Peak season, Metrolina brings in as many as 50 trailer loads a day from contract growers to be shipped to stores. Metrolina provides the shipping, racks and plastic pots, trays and tags. The contract growers focus on producing high-quality plants.
When asked why a company as large as Metrolina would buy so much in, Abe says, “We never want to be big enough to handle spring. It would be a financial disaster because the greenhouses wouldn’t be as full the rest of the year.

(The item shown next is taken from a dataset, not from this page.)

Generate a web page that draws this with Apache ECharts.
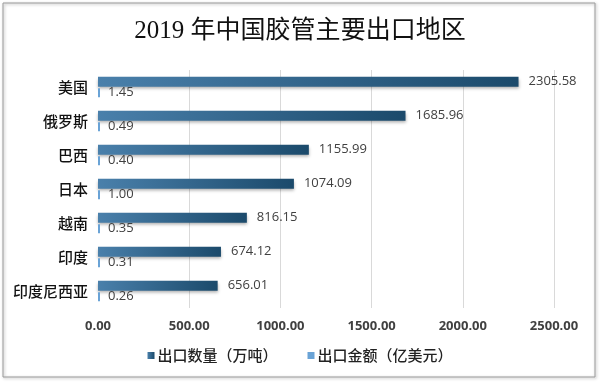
<!DOCTYPE html>
<html>
<head>
<meta charset="utf-8">
<script src="https://cdn.jsdelivr.net/npm/echarts@6/dist/echarts.min.js"></script>
<style>
html,body{margin:0;padding:0;background:#fff;}
#c{width:600px;height:382px;}
</style>
</head>
<body>
<div id="c"></div>
<script>
const titleText = '2019 年中国胶管主要出口地区';
const categories = ['美国', '俄罗斯', '巴西', '日本', '越南', '印度', '印度尼西亚'];
const quantity = [2305.58, 1685.96, 1155.99, 1074.09, 816.15, 674.12, 656.01];
const amount = [1.45, 0.49, 0.40, 1.00, 0.35, 0.31, 0.26];
const seriesNames = ['出口数量（万吨）', '出口金额（亿美元）'];
const xTicks = [0, 500, 1000, 1500, 2000, 2500];

const chart = echarts.init(document.getElementById('c'), null, {renderer: 'canvas'});
const labelStyle = {show: true, position: 'right', color: '#404040', fontSize: 13,
  fontFamily: "'Open Sans','Noto Sans',sans-serif",
  formatter: p => Number(p.value).toFixed(2)};

chart.setOption({
  animation: false,
  backgroundColor: '#fff',
  graphic: [{
    type: 'rect', shape: {x: 3, y: 3, width: 592, height: 374},
    style: {fill: 'none', stroke: '#9a9a9a', lineWidth: 1,
      shadowBlur: 3, shadowColor: 'rgba(0,0,0,0.35)', shadowOffsetX: 1, shadowOffsetY: 1},
    z: -1, silent: true
  }],
  title: {
    text: titleText, left: 'center', top: 19, padding: 0,
    textStyle: {fontFamily: "'Liberation Serif','Noto Sans CJK SC',serif", fontSize: 25,
      fontWeight: 'normal', color: '#111'}
  },
  legend: {
    bottom: 14, left: 'center', icon: 'rect', itemWidth: 7, itemHeight: 7, itemGap: 30,
    textStyle: {fontSize: 15, color: '#222', fontWeight: 500, padding: [0, 0, 0, -2],
      fontFamily: "'Noto Sans CJK SC',sans-serif"},
    data: seriesNames
  },
  grid: {left: 98, right: 46, top: 70, bottom: 74, containLabel: false},
  xAxis: {
    type: 'value', min: xTicks[0], max: xTicks[xTicks.length - 1], interval: 500,
    axisLine: {show: false}, axisTick: {show: false},
    axisLabel: {fontSize: 13, fontWeight: 'bold', color: '#404040', margin: 12,
      fontFamily: "'Open Sans','Noto Sans',sans-serif",
      formatter: v => v.toFixed(2)},
    splitLine: {show: true, showMinLine: false, lineStyle: {color: '#d9d9d9', width: 1}}
  },
  yAxis: {
    type: 'category', data: categories, inverse: true,
    axisLine: {show: false}, axisTick: {show: false},
    axisLabel: {fontSize: 15, color: '#111', fontWeight: 500, margin: 10,
      fontFamily: "'Noto Sans CJK SC',sans-serif"}
  },
  series: [
    {
      name: seriesNames[0], type: 'bar', data: quantity, barWidth: 10, barGap: '15%',
      itemStyle: {
        color: {type: 'linear', x: 0, y: 0, x2: 1, y2: 0, colorStops: [
          {offset: 0, color: '#4a80ab'}, {offset: 1, color: '#1b4a6b'}]},
        shadowColor: 'rgba(0,0,0,0.3)', shadowBlur: 3, shadowOffsetY: 2
      },
      label: Object.assign({}, labelStyle, {distance: 10})
    },
    {
      name: seriesNames[1], type: 'bar', data: amount, barWidth: 9, barMinHeight: 2,
      itemStyle: {color: '#6aa3d6'},
      label: Object.assign({}, labelStyle, {distance: 8})
    }
  ]
});
</script>
</body>
</html>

We’re investing $22-26 per square foot in our facilities and turn it four to five times a year while contracting out one or two turns.”
The shift toward grower exclusivity has also made it more worthwhile to provide the full assortment to the stores. “If we’re carrying more products, we can still be efficient delivering more lines with minimums met,” Abe says. “Our stores are going from four vendors to one vendor but still receiving 1,000 units.”
The next step has been customizing deliveries by store demographics and sales volume classes. “For instance, a store might be an A on hanging baskets but a C on flats of annuals because it’s an urban area,” Abe explains. “A rural store may take more six-packs.”
Industry consultant and GG columnist Jerry Montgomery says Metrolina stands out as a leader in merchandising, new products and distribution. “They have a clear, concise understanding of the consumer. They arguably get the most accurate feedback from the marketplace through their merchandising group and are capable of acting quickly when they see demand changes,” he says. “In my mind, Metrolina is one of the few growers who integrates all the business disciplines and does not just focus on being a good grower.”